Crise des Églises et fraternité des itinérances
Dans son récent ouvrage intitulé La grande peur des Catholiques de France (1), Henri Tincq qui a été journaliste spécialisé dans les questions religieuses à La Croix, puis au Monde de 1985 à 1998, s’inquiète de ce qu’il considère comme un repli identitaire de son Église qui se « droitise ». Dans un entretien publié par l’hebdomadaire Le Point, il déclare ceci : « J'appartiens à une génération de catholiques élevée à l'âge d'or de ces fameux mouvements d'Action catholique qui voulaient témoigner de leur foi dans la société, sans recherche excessive de la visibilité et sans prosélytisme. À une génération héritière des grandes réformes du concile Vatican II qui a invité les fidèles à sortir du système de « chrétienté » rigide d'autrefois et à s'ouvrir au monde moderne, à entrer en dialogue avec d'autres religions autrefois ignorées, voire combattues et avec les non-croyants.
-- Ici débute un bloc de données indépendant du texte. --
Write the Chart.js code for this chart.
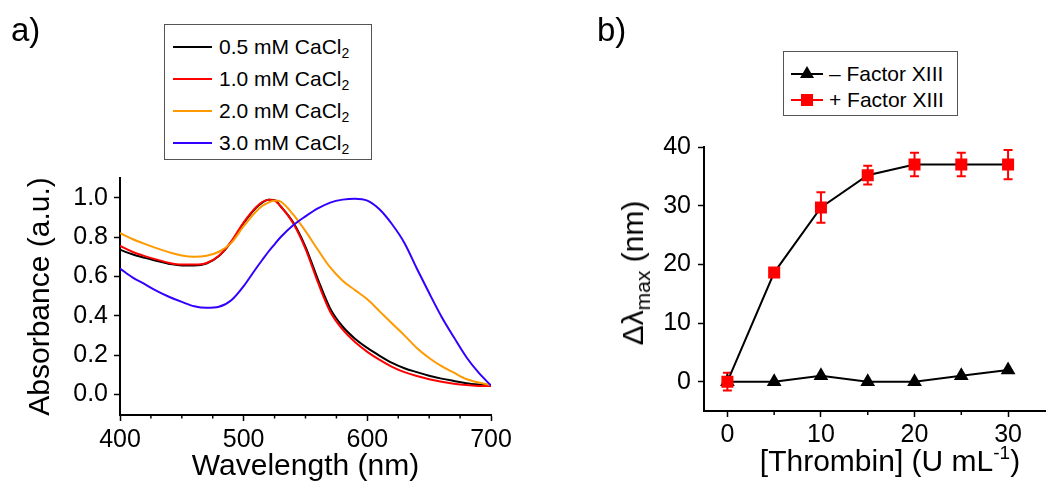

Un catholicisme missionnaire, social, progressiste, œcuménique qui a fait émerger des générations de militants syndicalistes, politiques, associatifs, a forgé des personnalités comme Jacques Delors, Michel Debatisse dans le monde agricole, Edmond Maire dans le monde syndical. Nous venions d'un « moule » catholique et nous allions vers les autres. Aujourd'hui, c'est le processus inverse qui est à l'œuvre : de jeunes croyants issus d'un monde non catholique vont chercher dans l'Église des modèles rassurants et visibles d'identification, des convictions, des valeurs et un sens à leur vie qu'ils ne trouvent pas ailleurs. Dans ma jeunesse, on passait de l'Église au monde. Aujourd'hui, on vient d'un monde sécularisé et on entre dans l'Église » (2).
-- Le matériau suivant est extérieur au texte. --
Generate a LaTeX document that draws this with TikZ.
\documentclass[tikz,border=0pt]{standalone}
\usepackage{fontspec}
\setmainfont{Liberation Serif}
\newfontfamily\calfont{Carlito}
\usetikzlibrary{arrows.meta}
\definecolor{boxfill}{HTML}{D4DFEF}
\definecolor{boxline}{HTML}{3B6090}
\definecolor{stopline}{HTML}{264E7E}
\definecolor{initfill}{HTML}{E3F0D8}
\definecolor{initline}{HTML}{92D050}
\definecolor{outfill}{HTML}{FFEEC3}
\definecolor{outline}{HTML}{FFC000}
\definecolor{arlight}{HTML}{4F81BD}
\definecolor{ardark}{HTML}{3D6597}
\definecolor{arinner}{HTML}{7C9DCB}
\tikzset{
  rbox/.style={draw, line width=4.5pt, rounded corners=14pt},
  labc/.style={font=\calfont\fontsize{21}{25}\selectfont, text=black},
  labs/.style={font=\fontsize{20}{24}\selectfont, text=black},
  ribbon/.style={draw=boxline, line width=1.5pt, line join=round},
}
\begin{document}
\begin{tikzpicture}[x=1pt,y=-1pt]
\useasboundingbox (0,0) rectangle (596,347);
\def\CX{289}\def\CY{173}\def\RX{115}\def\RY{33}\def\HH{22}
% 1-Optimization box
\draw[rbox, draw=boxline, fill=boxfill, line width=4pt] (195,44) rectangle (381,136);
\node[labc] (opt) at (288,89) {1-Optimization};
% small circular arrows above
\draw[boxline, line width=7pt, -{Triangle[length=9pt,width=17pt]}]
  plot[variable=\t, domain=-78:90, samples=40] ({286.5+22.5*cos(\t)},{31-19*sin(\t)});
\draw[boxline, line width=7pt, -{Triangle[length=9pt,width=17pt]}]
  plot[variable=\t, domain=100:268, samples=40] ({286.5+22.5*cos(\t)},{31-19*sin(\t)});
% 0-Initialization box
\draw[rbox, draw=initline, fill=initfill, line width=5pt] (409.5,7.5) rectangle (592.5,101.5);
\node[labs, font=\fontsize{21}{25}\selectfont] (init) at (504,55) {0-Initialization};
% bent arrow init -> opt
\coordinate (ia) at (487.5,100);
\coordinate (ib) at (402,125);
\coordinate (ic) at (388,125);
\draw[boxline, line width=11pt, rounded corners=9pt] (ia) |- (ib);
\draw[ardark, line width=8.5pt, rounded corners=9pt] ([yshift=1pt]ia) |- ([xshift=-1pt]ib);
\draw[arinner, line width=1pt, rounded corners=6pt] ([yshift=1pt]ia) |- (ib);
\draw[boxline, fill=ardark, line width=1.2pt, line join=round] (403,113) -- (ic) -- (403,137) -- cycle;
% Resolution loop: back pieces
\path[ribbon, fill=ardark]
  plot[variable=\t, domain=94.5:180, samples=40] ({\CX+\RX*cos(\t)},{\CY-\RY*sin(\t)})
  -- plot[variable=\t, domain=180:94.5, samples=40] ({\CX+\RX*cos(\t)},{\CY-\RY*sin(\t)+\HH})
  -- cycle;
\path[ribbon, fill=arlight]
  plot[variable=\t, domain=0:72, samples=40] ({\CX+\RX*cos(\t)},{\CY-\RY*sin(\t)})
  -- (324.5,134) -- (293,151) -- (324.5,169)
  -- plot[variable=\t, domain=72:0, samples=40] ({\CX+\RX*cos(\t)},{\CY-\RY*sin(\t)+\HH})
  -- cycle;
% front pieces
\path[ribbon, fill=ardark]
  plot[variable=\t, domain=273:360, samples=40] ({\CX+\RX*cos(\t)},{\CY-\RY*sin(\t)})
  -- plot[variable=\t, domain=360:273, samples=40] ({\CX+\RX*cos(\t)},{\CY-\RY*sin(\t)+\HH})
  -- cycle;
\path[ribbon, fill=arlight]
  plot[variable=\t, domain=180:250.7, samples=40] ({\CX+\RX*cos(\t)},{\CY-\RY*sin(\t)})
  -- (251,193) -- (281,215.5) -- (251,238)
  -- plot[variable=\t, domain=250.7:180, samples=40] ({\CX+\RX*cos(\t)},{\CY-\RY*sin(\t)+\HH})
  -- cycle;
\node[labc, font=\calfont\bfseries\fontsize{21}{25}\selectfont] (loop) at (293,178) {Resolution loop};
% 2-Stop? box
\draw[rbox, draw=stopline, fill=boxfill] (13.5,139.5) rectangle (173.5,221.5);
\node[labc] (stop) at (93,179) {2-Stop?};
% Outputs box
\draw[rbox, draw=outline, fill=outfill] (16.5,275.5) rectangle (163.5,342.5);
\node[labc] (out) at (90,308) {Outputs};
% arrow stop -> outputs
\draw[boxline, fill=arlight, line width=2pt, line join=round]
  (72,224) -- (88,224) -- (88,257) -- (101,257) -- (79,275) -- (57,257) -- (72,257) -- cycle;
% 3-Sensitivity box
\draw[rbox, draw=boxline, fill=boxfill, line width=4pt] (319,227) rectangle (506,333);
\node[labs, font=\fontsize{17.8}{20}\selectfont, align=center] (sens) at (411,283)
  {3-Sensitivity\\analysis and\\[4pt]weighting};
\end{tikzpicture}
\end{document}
Un certain nombre de catholiques se reconnaîtront dans cette nostalgie de ce prétendu « âge d’or » de ces « fameux mouvements d’Action catholique ». Mais il est possible de faire une autre lecture de la crise actuelle de l’Eglise catholique, celle, par exemple, que le jésuite, philosophe, théologien et historien Michel de Certeau décrivait dans son ouvrage La faiblesse de croire : « La foi chrétienne est expérience de fragilité, moyen de devenir l’hôte d’un autre qui inquiète et qui fait vivre. Cette expérience n’est pas nouvelle. Depuis des siècles, des mystiques la vivent et la disent. Aujourd’hui voici qu’elle se fait collective, comme si le corps tout entier des Églises, et non plus quelques individus individuellement blessés par l’expérience mystique, devrait vivre ce que le Christianisme a toujours annoncé : Jésus-Christ est mort. Cette mort n’est plus seulement l’objet du message concernant Jésus, mais l’expérience des messagers. Les Églises, et non plus seulement le Jésus dont elles parlent, semblent appelées à cette mort par la loi de l’histoire. Il s’agit d’accepter d’être faible, d’abandonner les masques dérisoires et hypocrites d’une puissance ecclésiale qui n’est plus, de renoncer à la satisfaction et à « la tentation de faire du bien ». Le problème n’est pas de savoir s’il sera possible de restaurer l’entreprise « Église », selon les règles de restauration et d’assainissement de toutes les entreprises. La seule question qui vaille et celle-ci : se trouvera-t-il des chrétiens pour vouloir rechercher ces ouvertures priantes, errantes, admiratrices ? S’il est des hommes qui veuillent encore entrer dans cette expérience de foi, qui y reconnaissent leur nécessaire, il leur reviendra d’accorder leur Église à leur foi, d’y chercher non pas des modèles sociaux, politiques ou éthiques, mais des expériences croyantes – et leurs communications réciproques, faute de quoi il n’y aurait plus de communautés et donc plus d’itinérances chrétiennes (3).
Ces deux lectures, parmi tant d’autres, de la crise vécue par des catholiques, loin de s’exclure, invitent tous les croyants à se risquer, par delà les aléas de leurs institutions et les crises de leurs certitudes, à la fraternité de leurs itinérances.
Bernard Ginisty
(1) Henri TINCQ, La grande peur des Catholiques de France, éd. Grasset, 2018.
(2) Henri TINCQ, Une partie de l’Église se droitise, voire s’extrême-droitise, Entretien dans l’hebdomadaire Le Point du 1er avril 2018.
(3) Michel de CERTEAU (1925-1986), La faiblesse de croire, éd. du Seuil, 1987, p. 313-314.